# Unstocked Lake Erie Tributary



## steelhead sniper 860 (Nov 6, 2013)

Had a good day on an Unstocked tributary. Landed 9 in 3.5 hours lost just as many. Bite was hot on eggs, tied various colors and chunks of loose skein. All adult fish. The bigger rivers are going to be LOADED when they come down based on my findings today. Released all of them.














Goodluck everyone


----------



## Fish Commish (Sep 8, 2006)

Sniper nice catch and pictures are pure art, thanks for the report. Thinking of trying the Rock tomorrow any idea if its fishable today?


----------



## Osmerus (Dec 5, 2012)

Nice report. Made it out yesterday eve for a short bit on the Rocky. Went 2 for 3. The last one which i lost was a hog. Easly 10 pounds. So ya the Rocky is fishable but still a lil stained. There are fish in all the tribs now.

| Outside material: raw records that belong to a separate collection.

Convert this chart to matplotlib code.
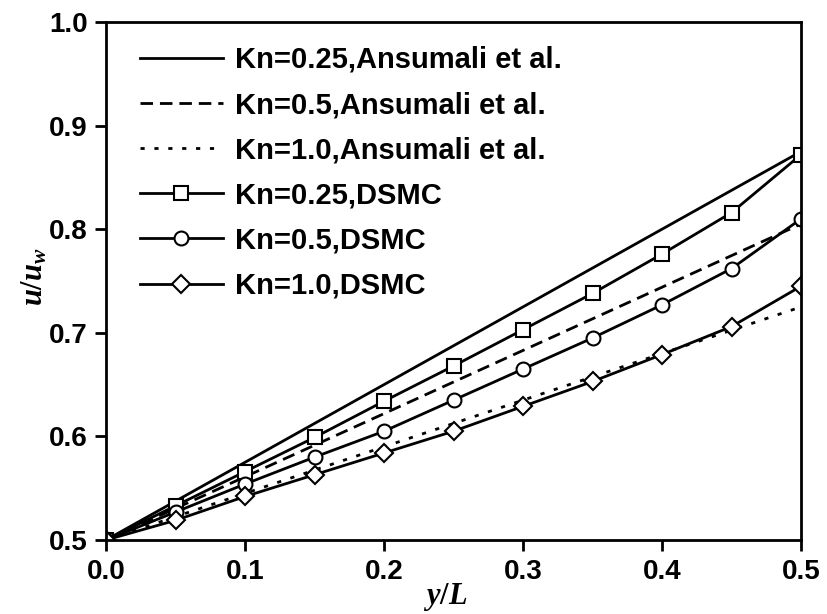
import numpy as np
import matplotlib
matplotlib.use("Agg")
import matplotlib.pyplot as plt
from matplotlib.ticker import FormatStrFormatter

plt.rcParams['font.family'] = ['Liberation Sans', 'DejaVu Sans']
plt.rcParams['mathtext.fontset'] = 'custom'
plt.rcParams['mathtext.it'] = 'Liberation Serif:italic:bold'
plt.rcParams['mathtext.rm'] = 'Liberation Serif:bold'

# analytical (Ansumali et al.) profiles: straight lines
x_ans = [0.0, 0.5]
ans_025 = [0.5, 0.875]
ans_05 = [0.5, 0.805]
ans_10 = [0.5, 0.725]

# DSMC points
x_dsmc = [0.0, 0.05, 0.10, 0.15, 0.20, 0.25, 0.30, 0.35, 0.40, 0.45, 0.50]
dsmc_025 = [0.5, 0.533, 0.566, 0.599, 0.634, 0.668, 0.703, 0.738, 0.776, 0.816, 0.872]
dsmc_05 = [0.5, 0.527, 0.554, 0.580, 0.605, 0.635, 0.665, 0.695, 0.727, 0.762, 0.810]
dsmc_10 = [0.5, 0.519, 0.542, 0.563, 0.584, 0.605, 0.629, 0.653, 0.679, 0.706, 0.745]

fig = plt.figure(figsize=(8.27, 6.14), dpi=100)
ax = fig.add_axes([0.1282, 0.1205, 0.8404, 0.8437])

lw = 2.0
ax.plot(x_ans, ans_025, color='black', lw=lw, label='Kn=0.25,Ansumali et al.')
ax.plot(x_ans, ans_05, color='black', lw=lw, dashes=(4.5, 2.5), label='Kn=0.5,Ansumali et al.')
ax.plot(x_ans, ans_10, color='black', lw=lw, dashes=(1.5, 3.5), label='Kn=1.0,Ansumali et al.')

mk = dict(color='black', lw=lw, mfc='white', mec='black', mew=1.5)
ax.plot(x_dsmc, dsmc_025, marker='s', ms=9.5, label='Kn=0.25,DSMC', **mk)
ax.plot(x_dsmc, dsmc_05, marker='o', ms=10, label='Kn=0.5,DSMC', **mk)
ax.plot(x_dsmc, dsmc_10, marker='D', ms=9, label='Kn=1.0,DSMC', **mk)

ax.set_xlim(0, 0.5)
ax.set_ylim(0.5, 1.0)
ax.set_xticks([0.0, 0.1, 0.2, 0.3, 0.4, 0.5])
ax.set_yticks([0.5, 0.6, 0.7, 0.8, 0.9, 1.0])
ax.xaxis.set_major_formatter(FormatStrFormatter('%.1f'))
ax.yaxis.set_major_formatter(FormatStrFormatter('%.1f'))
ax.tick_params(direction='out', length=8, width=2, labelsize=20)
ax.tick_params(axis='x', pad=6)
ax.tick_params(axis='y', pad=5)
for lab in ax.get_xticklabels() + ax.get_yticklabels():
    lab.set_fontweight('bold')
for s in ax.spines.values():
    s.set_linewidth(2)

ax.set_xlabel(r'$y/L$', fontsize=22)
ax.xaxis.set_label_coords(0.488, -0.08)
ax.set_ylabel(r'$u/u_w$', fontsize=22)
ax.yaxis.set_label_coords(-0.081, 0.508)

ax.legend(loc='upper left', frameon=False, prop={'size': 21, 'weight': 'bold'},
          handlelength=2.84, handletextpad=0.41, labelspacing=0.59,
          borderpad=0, borderaxespad=0, bbox_to_anchor=(0.049, 0.954))

fig.savefig('out.png', dpi=100)
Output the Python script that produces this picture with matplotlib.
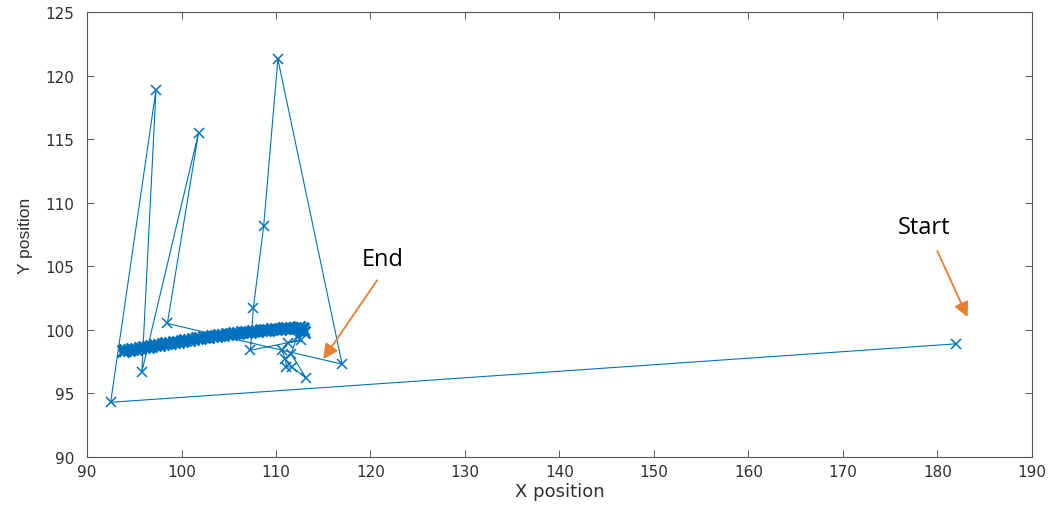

Fishing pressure yesterday was very high for a weekday.


----------



## steelhead sniper 860 (Nov 6, 2013)

Thanks commish, Didn't take much time taking the pictures just landed them snapped a pic popped the hook and sent them on their way.


----------



## Fish Commish (Sep 8, 2006)

Thanks all for the inspiration, went two for four yesterday. What a great day, the weather, water flow and clarity was perfect on the Rock. Also saw one other fish caught!


----------